## Required task
Write out the material exactly, without any of its pictures.

● ● ●

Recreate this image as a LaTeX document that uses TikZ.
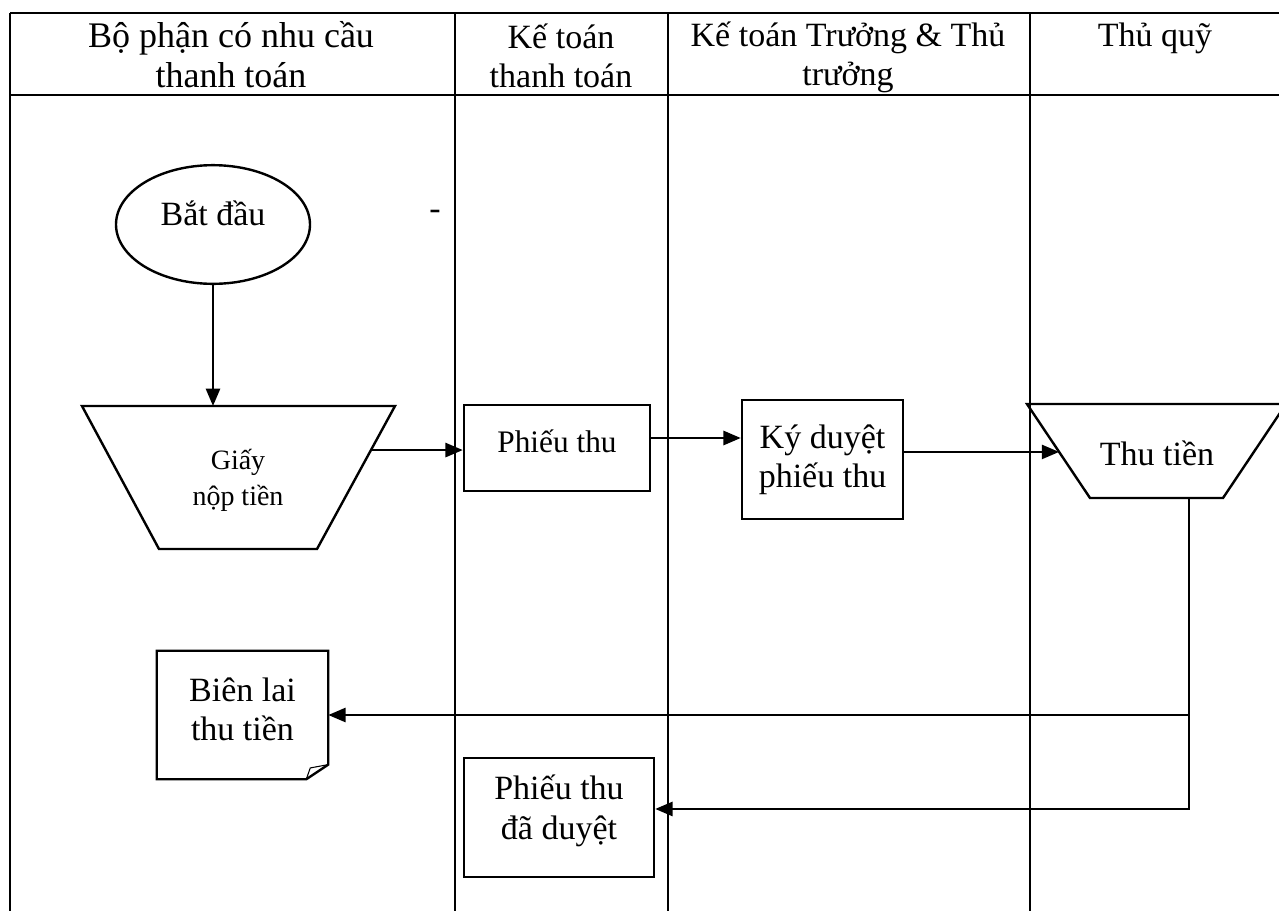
\documentclass[tikz,border=0pt]{standalone}
\usepackage{fontspec}
\setmainfont{Liberation Serif}
\usetikzlibrary{shapes.geometric,arrows.meta,calc}
\begin{document}
\begin{tikzpicture}[x=0.75pt,y=-0.75pt,
  gridline/.style={line width=1.1pt},
  shp/.style={draw, line width=1.8pt, inner sep=0pt},
  outline/.style={line width=1.8pt, line join=miter},
  big/.style={font=\fontsize{25.5}{29.5}\selectfont, align=center, inner sep=0pt},
  bigger/.style={font=\fontsize{27}{30}\selectfont, align=center, inner sep=0pt},
  mid/.style={font=\fontsize{23.5}{27}\selectfont, align=center, inner sep=0pt},
  small/.style={font=\fontsize{21}{27}\selectfont, align=center, inner sep=0pt},
  arr/.style={line width=2pt, -{Triangle[length=13pt,width=10.5pt]}}]
\useasboundingbox (0,0) rectangle (1279,911);
% table
\draw[gridline] (10,13) -- (1279,13);
\draw[gridline] (10,95) -- (1279,95);
\draw[gridline] (10,13) -- (10,911);
\draw[gridline] (455,13) -- (455,911);
\draw[gridline] (668,13) -- (668,911);
\draw[gridline] (1030,13) -- (1030,911);
% headers
\node[bigger] (h1) at (231,55) {Bộ phận có nhu cầu\\thanh toán};
\node[big] (h2) at (561,56) {Kế toán\\thanh toán};
\node[big] (h3) at (848,57.5) {Kế toán Trưởng \& Thủ\\trưởng};
\node[big] (h4) at (1155,38) {Thủ quỹ};
% start ellipse
\node[shp, ellipse, minimum width=145.5pt, minimum height=89pt] (start) at (213,224.5) {};
\node[big] (startlbl) at (213,213) {Bắt đầu};
\node[big] (dash) at (435,215) {-};
% Giay trapezoid
\coordinate (gTL) at (82,406);
\coordinate (gTR) at (395,406);
\coordinate (gBR) at (317,549);
\coordinate (gBL) at (159,549);
\draw[outline] (gTL) -- (gTR) -- (gBR) -- (gBL) -- cycle;
\node[small] (giay) at (238,480) {Giấy\\nộp tiền};
\coordinate (gout) at ($(gTR)!0.308!(gBR)$);
% Phieu thu
\node[shp, minimum width=139.5pt, minimum height=64.5pt] (phieu) at (557,448) {};
\node[mid] (phieulbl) at (557,441) {Phiếu thu};
% Ky duyet
\node[shp, big, minimum width=120.75pt, minimum height=89.25pt] (ky) at (822.5,459.5) {Ký duyệt\\phiếu thu};
% Thu tien trapezoid
\coordinate (tTL) at (1027,404);
\coordinate (tTR) at (1286,404);
\coordinate (tBR) at (1223,498);
\coordinate (tBL) at (1090,498);
\draw[outline] (tTL) -- (tTR) -- (tBR) -- (tBL) -- cycle;
\node[big] (thu) at (1157,453) {Thu tiền};
\coordinate (tin) at ($(tTL)!0.51!(tBL)$);
\coordinate (tout) at (1189,498);
% Bien lai document
\node[minimum width=128.25pt, minimum height=96pt, inner sep=0pt] (bien) at (242.5,715) {};
\draw[outline] (bien.north west) -- (bien.north east) -- ([yshift=11pt]bien.south east)
  -- ([xshift=-16.5pt]bien.south east) -- (bien.south west) -- cycle;
\draw[line width=0.8pt] ([yshift=11pt]bien.south east) -- ([xshift=-13.5pt,yshift=8.5pt]bien.south east)
  -- ([xshift=-16.5pt]bien.south east);
\node[big] (bienlbl) at (242.5,709) {Biên lai\\thu tiền};
% Phieu thu da duyet
\node[shp, minimum width=142.5pt, minimum height=89.25pt] (duyet) at (559,817.5) {};
\node[big] (duyetlbl) at (559,811) {Phiếu thu\\đã duyệt};
% connectors
\draw[arr] (start.south) -- (start.south |- gTL);
\draw[arr] (gout) -- (gout -| phieu.west);
\draw[arr] ([yshift=7.5pt]phieu.east) -- ([yshift=7.5pt]phieu.east -| ky.west);
\draw[arr] (ky.east |- tin) -- (tin);
\draw[arr] (tout) |- ([yshift=6.4pt]duyet.east);
\draw[arr] (tout |- bien.east) -- (bien.east);
\end{tikzpicture}
\end{document}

● ● ●

## Full output
Recreate this image as a LaTeX document that uses TikZ.
\documentclass[tikz,border=0pt]{standalone}
\usepackage{fontspec}
\setmainfont{Liberation Serif}
\usetikzlibrary{shapes.geometric,arrows.meta,calc}
\begin{document}
\begin{tikzpicture}[x=0.75pt,y=-0.75pt,
  gridline/.style={line width=1.1pt},
  shp/.style={draw, line width=1.8pt, inner sep=0pt},
  outline/.style={line width=1.8pt, line join=miter},
  big/.style={font=\fontsize{25.5}{29.5}\selectfont, align=center, inner sep=0pt},
  bigger/.style={font=\fontsize{27}{30}\selectfont, align=center, inner sep=0pt},
  mid/.style={font=\fontsize{23.5}{27}\selectfont, align=center, inner sep=0pt},
  small/.style={font=\fontsize{21}{27}\selectfont, align=center, inner sep=0pt},
  arr/.style={line width=2pt, -{Triangle[length=13pt,width=10.5pt]}}]
\useasboundingbox (0,0) rectangle (1279,911);
% table
\draw[gridline] (10,13) -- (1279,13);
\draw[gridline] (10,95) -- (1279,95);
\draw[gridline] (10,13) -- (10,911);
\draw[gridline] (455,13) -- (455,911);
\draw[gridline] (668,13) -- (668,911);
\draw[gridline] (1030,13) -- (1030,911);
% headers
\node[bigger] (h1) at (231,55) {Bộ phận có nhu cầu\\thanh toán};
\node[big] (h2) at (561,56) {Kế toán\\thanh toán};
\node[big] (h3) at (848,57.5) {Kế toán Trưởng \& Thủ\\trưởng};
\node[big] (h4) at (1155,38) {Thủ quỹ};
% start ellipse
\node[shp, ellipse, minimum width=145.5pt, minimum height=89pt] (start) at (213,224.5) {};
\node[big] (startlbl) at (213,213) {Bắt đầu};
\node[big] (dash) at (435,215) {-};
% Giay trapezoid
\coordinate (gTL) at (82,406);
\coordinate (gTR) at (395,406);
\coordinate (gBR) at (317,549);
\coordinate (gBL) at (159,549);
\draw[outline] (gTL) -- (gTR) -- (gBR) -- (gBL) -- cycle;
\node[small] (giay) at (238,480) {Giấy\\nộp tiền};
\coordinate (gout) at ($(gTR)!0.308!(gBR)$);
% Phieu thu
\node[shp, minimum width=139.5pt, minimum height=64.5pt] (phieu) at (557,448) {};
\node[mid] (phieulbl) at (557,441) {Phiếu thu};
% Ky duyet
\node[shp, big, minimum width=120.75pt, minimum height=89.25pt] (ky) at (822.5,459.5) {Ký duyệt\\phiếu thu};
% Thu tien trapezoid
\coordinate (tTL) at (1027,404);
\coordinate (tTR) at (1286,404);
\coordinate (tBR) at (1223,498);
\coordinate (tBL) at (1090,498);
\draw[outline] (tTL) -- (tTR) -- (tBR) -- (tBL) -- cycle;
\node[big] (thu) at (1157,453) {Thu tiền};
\coordinate (tin) at ($(tTL)!0.51!(tBL)$);
\coordinate (tout) at (1189,498);
% Bien lai document
\node[minimum width=128.25pt, minimum height=96pt, inner sep=0pt] (bien) at (242.5,715) {};
\draw[outline] (bien.north west) -- (bien.north east) -- ([yshift=11pt]bien.south east)
  -- ([xshift=-16.5pt]bien.south east) -- (bien.south west) -- cycle;
\draw[line width=0.8pt] ([yshift=11pt]bien.south east) -- ([xshift=-13.5pt,yshift=8.5pt]bien.south east)
  -- ([xshift=-16.5pt]bien.south east);
\node[big] (bienlbl) at (242.5,709) {Biên lai\\thu tiền};
% Phieu thu da duyet
\node[shp, minimum width=142.5pt, minimum height=89.25pt] (duyet) at (559,817.5) {};
\node[big] (duyetlbl) at (559,811) {Phiếu thu\\đã duyệt};
% connectors
\draw[arr] (start.south) -- (start.south |- gTL);
\draw[arr] (gout) -- (gout -| phieu.west);
\draw[arr] ([yshift=7.5pt]phieu.east) -- ([yshift=7.5pt]phieu.east -| ky.west);
\draw[arr] (ky.east |- tin) -- (tin);
\draw[arr] (tout) |- ([yshift=6.4pt]duyet.east);
\draw[arr] (tout |- bien.east) -- (bien.east);
\end{tikzpicture}
\end{document}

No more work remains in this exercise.